Source material:
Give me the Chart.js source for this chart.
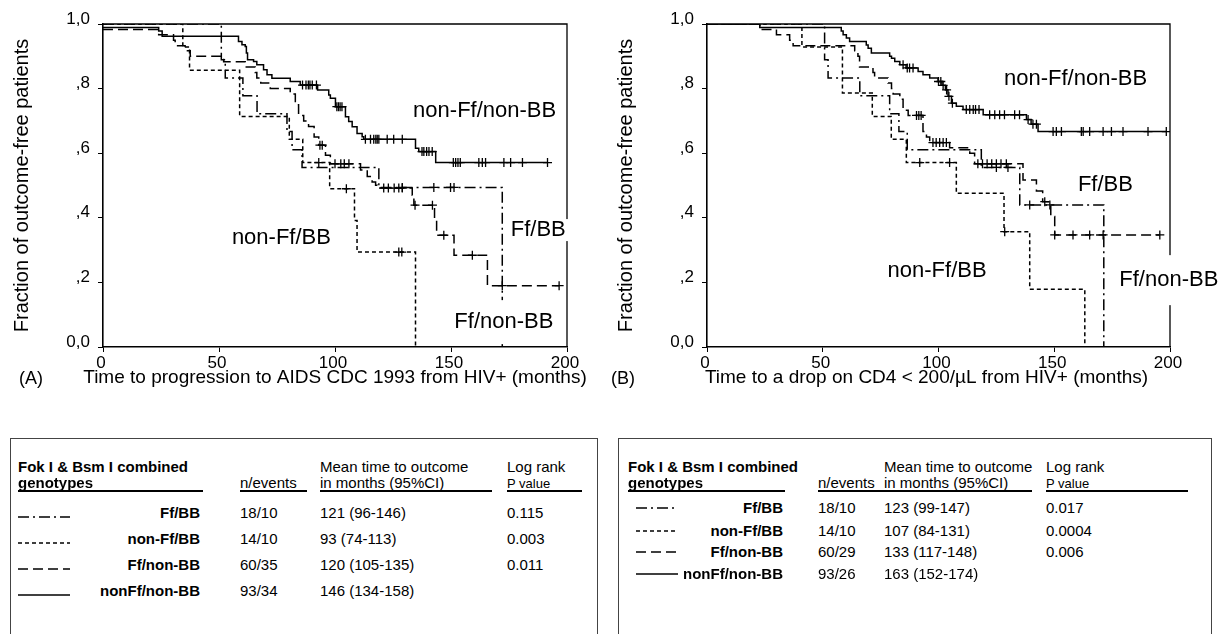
<!DOCTYPE html>
<html>
<head>
<meta charset="utf-8">
<script src="https://cdn.jsdelivr.net/npm/chart.js@4.4.0/dist/chart.umd.min.js"></script>
<style>
  body { margin: 0; background: #fff; }
  #page { position: relative; width: 1221px; height: 634px; overflow: hidden;
          font-family: "Liberation Sans", Arial, sans-serif; color: #000; }
  .panel { position: absolute; top: 0; height: 400px; }
  .tag { position: absolute; font-size: 18px; transform: translateY(-50%); }
  .tbl { position: absolute; top: 438px; height: 220px; border: 1.5px solid #444; box-sizing: border-box; }
  .t { position: absolute; font-size: 15px; white-space: nowrap; line-height: 17px; transform: translateY(-50%); }
  .b { font-weight: bold; }
  .r { transform: translate(-100%, -50%); }
  .small { font-size: 13px; }
  .rule { position: absolute; height: 1.5px; background: #000; }
</style>
</head>
<body>
<div id="page">
  <div class="panel" style="left:0;width:600px"><canvas id="chartA"></canvas></div>
  <div class="panel" style="left:604px;width:617px"><canvas id="chartB"></canvas></div>
  <div class="tag" style="left:19px;top:378px">(A)</div>
  <div class="tag" style="left:611px;top:378px">(B)</div>
  <div class="tbl" style="left:10px;width:588px"></div>
  <div class="tbl" style="left:618px;width:594px"></div>
</div>
<script>
// ---------------- data ----------------
// t = event times (months), s = survival level after that time, c = censor times

// (A) progression to AIDS
const aFfBB_t = [0, 51, 52.7, 60.3, 66.4, 79.3, 81.5, 85.8, 118.9, 172.1];
const aFfBB_s = [1, 0.889, 0.833, 0.778, 0.722, 0.667, 0.611, 0.556, 0.494, 0];
const aFfBB_c = [129, 142.6, 149.8, 151.3];

const aNonFfBB_t = [0, 34.4, 37.3, 58.9, 80.3, 86.1, 97.7, 108.4, 109.5, 134.7];
const aNonFfBB_s = [1, 0.929, 0.857, 0.714, 0.643, 0.571, 0.49, 0.392, 0.294, 0];
const aNonFfBB_c = [93, 104.9, 127.5, 128.8];

const aFfNonBB_t = [0, 24, 30.4, 31.1, 35.4, 37.6, 52, 61.3, 65.6, 66.3, 68, 72.1, 80.7, 82.9, 84.3, 86.5,
  88.6, 91, 93, 95.9, 98, 111, 113.9, 116, 117.5, 118.2, 133.3, 134, 142.9, 143.8, 151.3, 165.7];
const aFfNonBB_s = [0.983, 0.967, 0.95, 0.933, 0.917, 0.9, 0.883, 0.867, 0.85, 0.833, 0.817, 0.8, 0.783, 0.75, 0.717, 0.7,
  0.683, 0.65, 0.625, 0.594, 0.567, 0.548, 0.528, 0.511, 0.501, 0.492, 0.47, 0.439, 0.393, 0.346, 0.284, 0.19];
const aFfNonBB_c = [93.5, 94.5, 100, 102.5, 104, 106, 121, 123, 125.5, 127.5, 129, 134.5, 142, 146.9, 159.2, 172.1, 196.6];

const aNonFfNonBB_t = [0, 24, 25.5, 58.4, 59.9, 61.3, 61.8, 62.3, 64.9, 66.3, 69.2, 70.7, 72.8, 80.7, 85, 92.5, 97.3,
  98, 100.2, 104.5, 105.9, 107.4, 109.5, 111.7, 112.4, 134.7, 136.1, 143.4];
const aNonFfNonBB_s = [0.989, 0.978, 0.962, 0.946, 0.936, 0.93, 0.91, 0.889, 0.884, 0.874, 0.858, 0.843, 0.832, 0.822,
  0.811, 0.796, 0.78, 0.77, 0.744, 0.713, 0.698, 0.682, 0.661, 0.651, 0.643, 0.615, 0.605, 0.571];
const aNonFfNonBB_c = [86, 87.5, 88.5, 89.2, 90.2, 92, 100.8, 101.5, 102.2, 103, 113.1, 115.3, 116.7, 117.6, 118.2,
  118.9, 122.5, 125.3, 129, 137.5, 138.3, 139.5, 140.5, 141.9, 151, 152, 153, 154, 162, 163.5, 164.9, 172.8, 175.7,
  180.8, 191.6];

// (B) drop of CD4 < 200/uL
const bFfBB_t = [0, 50.8, 52.3, 66, 78.9, 82.9, 86.5, 118.5, 135.1, 171.4];
const bFfBB_s = [1, 0.889, 0.833, 0.778, 0.722, 0.667, 0.611, 0.556, 0.44, 0];
const bFfBB_c = [125, 130, 139.4, 148.1];

const bNonFfBB_t = [0, 41, 58.5, 71.4, 79.6, 86.1, 107.7, 128.3, 139.4, 163.2];
const bNonFfBB_s = [1, 0.929, 0.786, 0.714, 0.643, 0.571, 0.476, 0.357, 0.179, 0];
const bNonFfBB_c = [91.9, 104.8, 128.6];

const bFfNonBB_t = [0, 22.8, 30, 35.7, 37.2, 63.8, 65.2, 65.9, 71.7, 72.4, 78.2, 79.7, 80.4, 83.3, 84.7, 86.9, 93.3,
  94.8, 96.2, 104.8, 113.5, 115.6, 136.5, 142.3, 145, 148.5, 150.2];
const bFfNonBB_s = [1, 0.983, 0.967, 0.95, 0.933, 0.917, 0.9, 0.867, 0.85, 0.833, 0.817, 0.8, 0.783, 0.767, 0.733,
  0.717, 0.667, 0.65, 0.633, 0.617, 0.6, 0.567, 0.517, 0.483, 0.45, 0.404, 0.347];
const bFfNonBB_c = [90.5, 91.5, 92.5, 97.6, 99, 100.5, 102, 103.4, 117, 119, 121, 123, 125, 127, 129.3, 145.9, 150.2,
  158.1, 165.3, 171.1, 195.6];

const bNonFfNonBB_t = [0, 22.8, 58, 58.8, 60.2, 61.6, 68.8, 69.6, 71, 78.9, 79.7, 81.1, 83.3, 86, 91.2, 93.3, 96.2,
  99.8, 101.5, 103, 104.1, 105.6, 107.7, 110.6, 119.3, 138, 140, 143];
const bNonFfNonBB_s = [1, 0.989, 0.978, 0.967, 0.957, 0.946, 0.935, 0.925, 0.91, 0.9, 0.894, 0.884, 0.874, 0.864,
  0.853, 0.843, 0.833, 0.822, 0.81, 0.796, 0.776, 0.755, 0.745, 0.735, 0.719, 0.704, 0.69, 0.667];
const bNonFfNonBB_c = [84.7, 86.5, 87.5, 89, 100, 101, 102, 103.5, 104.5, 106, 112, 113.5, 115, 116, 117.5, 122.1,
  124.3, 126.4, 128.5, 132.9, 135, 138.7, 140.8, 142.3, 149.5, 150.9, 153.1, 161.7, 162.5, 165.3, 171.1, 174.7,
  179.7, 190.5, 198.4];

const yTickLabels = ['0,0', ',2', ',4', ',6', ',8', '1,0'];
const yTitle = 'Fraction of outcome-free patients';
const xTitleA = 'Time to progression to AIDS CDC 1993 from HIV+ (months)';
const xTitleB = 'Time to a drop on CD4 < 200/\u00b5L from HIV+ (months)';

// table content
const tblGeno = ['Ff/BB', 'non-Ff/BB', 'Ff/non-BB', 'nonFf/non-BB'];
const plotNames = ['Ff/BB', 'non-Ff/BB', 'Ff/non-BB', 'non-Ff/non-BB'];
const tblA_n = ['18/10', '14/10', '60/35', '93/34'];
const tblA_mean = ['121 (96-146)', '93 (74-113)', '120 (105-135)', '146 (134-158)'];
const tblA_p = ['0.115', '0.003', '0.011', ''];
const tblB_n = ['18/10', '14/10', '60/29', '93/26'];
const tblB_mean = ['123 (99-147)', '107 (84-131)', '133 (117-148)', '163 (152-174)'];
const tblB_p = ['0.017', '0.0004', '0.006', ''];

// line styles, same order as the genotypes
const dashes = [[11, 4, 2, 4], [4, 3], [10, 5], []];

// ---------------- helpers ----------------
function levelAt(t, s, x) {
  let v = s[0];
  for (let i = 0; i < t.length; i++) if (t[i] <= x) v = s[i];
  return v;
}
function kmLine(t, s, c) {
  const pts = t.map((x, i) => ({ x: x, y: s[i] }));
  const end = Math.max(t[t.length - 1], ...c);
  if (end > t[t.length - 1]) pts.push({ x: end, y: s[s.length - 1] });
  return pts;
}
function kmCens(t, s, c) {
  return c.map(x => ({ x: x, y: levelAt(t, s, x) }));
}

const FONT = '"Liberation Sans", Arial, sans-serif';
Chart.defaults.font.family = FONT;
Chart.defaults.color = '#000';

// frame on top/right, x title (not squeezed to the axis width), text labels with a white box behind
const plotText = {
  id: 'plotText',
  afterDatasetsDraw(chart, args, opts) {
    const { ctx, chartArea: a, scales } = chart;
    ctx.save();
    ctx.strokeStyle = '#000';
    ctx.lineWidth = 1.3;
    ctx.beginPath();
    ctx.moveTo(a.left, a.top);
    ctx.lineTo(a.right, a.top);
    ctx.lineTo(a.right, a.bottom);
    ctx.stroke();
    ctx.textAlign = 'center';
    ctx.textBaseline = 'middle';
    ctx.fillStyle = '#000';
    ctx.font = '19px ' + FONT;
    ctx.fillText(opts.title, (a.left + a.right) / 2 + opts.titleShift, a.bottom + 31);
    ctx.font = '22px ' + FONT;
    (opts.items || []).forEach(l => {
      const px = scales.x.getPixelForValue(l.x);
      const py = scales.y.getPixelForValue(l.y);
      const w = ctx.measureText(l.text).width;
      ctx.fillStyle = '#fff';
      ctx.fillRect(px - w / 2 - 3, py - l.padY, w + 6, l.padY * 2);
      ctx.fillStyle = '#000';
      ctx.fillText(l.text, px, py);
    });
    ctx.restore();
  }
};

function makeChart(id, curves, xTitle, titleShift, items, rightPad) {
  const datasets = [];
  curves.forEach((cv, i) => {
    datasets.push({
      data: kmLine(cv[0], cv[1], cv[2]), stepped: 'before', borderColor: '#000', borderWidth: 1.5,
      borderDash: dashes[i], pointRadius: 0, fill: false, order: 2
    });
    datasets.push({
      data: kmCens(cv[0], cv[1], cv[2]), showLine: false, pointStyle: 'cross', pointRadius: 4.5,
      pointBorderColor: '#000', pointBorderWidth: 1.3, order: 1
    });
  });
  return new Chart(document.getElementById(id), {
    type: 'line',
    data: { datasets: datasets },
    plugins: [plotText],
    options: {
      responsive: true,
      maintainAspectRatio: false,
      animation: false,
      layout: { padding: { top: 24, right: rightPad, bottom: 10, left: 0 } },
      plugins: {
        legend: { display: false }, tooltip: { enabled: false },
        plotText: { items: items, title: xTitle, titleShift: titleShift }
      },
      scales: {
        x: {
          type: 'linear', min: 0, max: 200,
          afterFit: s => { s.height = 43; },
          ticks: { stepSize: 50, font: { size: 17 }, padding: 1, maxRotation: 0, color: '#000', labelOffset: -2 },
          grid: { drawOnChartArea: false, tickLength: 5, color: '#000' },
          border: { color: '#000', width: 1.6 }
        },
        y: {
          min: 0, max: 1,
          afterFit: s => { s.width = 103; },
          ticks: { stepSize: 0.2, font: { size: 17 }, padding: 8, color: '#000', labelOffset: -5,
                   callback: v => yTickLabels[Math.round(v * 5)] },
          grid: { drawOnChartArea: false, tickLength: 5, color: '#000' },
          border: { color: '#000', width: 1.6 },
          title: { display: true, text: yTitle, font: { size: 20 }, padding: { top: 10, bottom: 0 }, color: '#000' }
        }
      }
    }
  });
}

makeChart('chartA', [
  [aFfBB_t, aFfBB_s, aFfBB_c],
  [aNonFfBB_t, aNonFfBB_s, aNonFfBB_c],
  [aFfNonBB_t, aFfNonBB_s, aFfNonBB_c],
  [aNonFfNonBB_t, aNonFfNonBB_s, aNonFfNonBB_c]
], xTitleA, 0, [
  { text: plotNames[3], x: 164.5, y: 0.731, padY: 11 },
  { text: plotNames[1], x: 76.9, y: 0.337, padY: 11 },
  { text: plotNames[0], x: 187.6, y: 0.362, padY: 11 },
  { text: plotNames[2], x: 172.8, y: 0.077, padY: 22 }
], 33);

makeChart('chartB', [
  [bFfBB_t, bFfBB_s, bFfBB_c],
  [bNonFfBB_t, bNonFfBB_s, bNonFfBB_c],
  [bFfNonBB_t, bFfNonBB_s, bFfNonBB_c],
  [bNonFfNonBB_t, bNonFfNonBB_s, bNonFfNonBB_c]
], xTitleB, -12, [
  { text: plotNames[3], x: 159.2, y: 0.83, padY: 11 },
  { text: plotNames[0], x: 172.1, y: 0.502, padY: 11 },
  { text: plotNames[1], x: 99.4, y: 0.236, padY: 11 },
  { text: plotNames[2], x: 199.5, y: 0.207, padY: 25 }
], 51);

// ---------------- the two summary tables ----------------
const page = document.getElementById('page');
function txt(s, x, y, cls) {
  const d = document.createElement('div');
  d.className = 't ' + (cls || '');
  d.textContent = s;
  d.style.left = x + 'px';
  d.style.top = y + 'px';
  page.appendChild(d);
}
function rule(x1, x2, y) {
  const d = document.createElement('div');
  d.className = 'rule';
  d.style.left = x1 + 'px';
  d.style.width = (x2 - x1) + 'px';
  d.style.top = y + 'px';
  page.appendChild(d);
}
function sample(x1, x2, y, dash) {
  const ns = 'http://www.w3.org/2000/svg';
  const svg = document.createElementNS(ns, 'svg');
  svg.setAttribute('width', x2 - x1);
  svg.setAttribute('height', 4);
  svg.style.position = 'absolute';
  svg.style.left = x1 + 'px';
  svg.style.top = (y - 2) + 'px';
  const ln = document.createElementNS(ns, 'line');
  ln.setAttribute('x1', 0); ln.setAttribute('x2', x2 - x1);
  ln.setAttribute('y1', 2); ln.setAttribute('y2', 2);
  ln.setAttribute('stroke', '#000'); ln.setAttribute('stroke-width', 1.3);
  if (dash.length) ln.setAttribute('stroke-dasharray', dash.join(','));
  svg.appendChild(ln);
  page.appendChild(svg);
}
function table(L, nArr, meanArr, pArr) {
  txt('Fok I & Bsm I combined', L.x0, L.h1, 'b');
  txt('genotypes', L.x0, L.h2, 'b');
  txt('n/events', L.xn, L.h2);
  txt('Mean time to outcome', L.xm, L.h1);
  txt('in months (95%CI)', L.xm, L.h2);
  txt('Log rank', L.xp, L.h1);
  txt('P value', L.xp, L.h2 + 1, 'small');
  rule(L.x0, L.u0, L.hu); rule(L.xn, L.un, L.hu); rule(L.xm, L.um, L.hu); rule(L.xp, L.up, L.hu);
  tblGeno.forEach((g, i) => {
    const y = L.rows[i];
    sample(L.s0, L.s1, y + L.sOff, dashes[i]);
    txt(g, L.lr, y, 'b r');
    txt(nArr[i], L.xn, y);
    txt(meanArr[i], L.xm, y);
    if (pArr[i]) txt(pArr[i], L.xp, y);
  });
}
table({ x0: 18, u0: 203, xn: 240, un: 307, xm: 320, um: 492, xp: 507, up: 582, h1: 466, h2: 482, hu: 490,
        rows: [512, 538, 564, 590], s0: 18, s1: 70, sOff: 5, lr: 200 }, tblA_n, tblA_mean, tblA_p);
table({ x0: 628, u0: 785, xn: 818, un: 890, xm: 884, um: 1032, xp: 1046, up: 1188, h1: 466, h2: 482, hu: 490,
        rows: [507, 530, 551, 573], s0: 636, s1: 678, sOff: 1, lr: 783 }, tblB_n, tblB_mean, tblB_p);
</script>
</body>
</html>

Task prompt:
In the data above, please extract the lines from the first one through the line with "c = censor times", exactly, and keep pictures out.

Task result:
Give me the Chart.js source for this chart.
<!DOCTYPE html>
<html>
<head>
<meta charset="utf-8">
<script src="https://cdn.jsdelivr.net/npm/chart.js@4.4.0/dist/chart.umd.min.js"></script>
<style>
  body { margin: 0; background: #fff; }
  #page { position: relative; width: 1221px; height: 634px; overflow: hidden;
          font-family: "Liberation Sans", Arial, sans-serif; color: #000; }
  .panel { position: absolute; top: 0; height: 400px; }
  .tag { position: absolute; font-size: 18px; transform: translateY(-50%); }
  .tbl { position: absolute; top: 438px; height: 220px; border: 1.5px solid #444; box-sizing: border-box; }
  .t { position: absolute; font-size: 15px; white-space: nowrap; line-height: 17px; transform: translateY(-50%); }
  .b { font-weight: bold; }
  .r { transform: translate(-100%, -50%); }
  .small { font-size: 13px; }
  .rule { position: absolute; height: 1.5px; background: #000; }
</style>
</head>
<body>
<div id="page">
  <div class="panel" style="left:0;width:600px"><canvas id="chartA"></canvas></div>
  <div class="panel" style="left:604px;width:617px"><canvas id="chartB"></canvas></div>
  <div class="tag" style="left:19px;top:378px">(A)</div>
  <div class="tag" style="left:611px;top:378px">(B)</div>
  <div class="tbl" style="left:10px;width:588px"></div>
  <div class="tbl" style="left:618px;width:594px"></div>
</div>
<script>
// ---------------- data ----------------
// t = event times (months), s = survival level after that time, c = censor times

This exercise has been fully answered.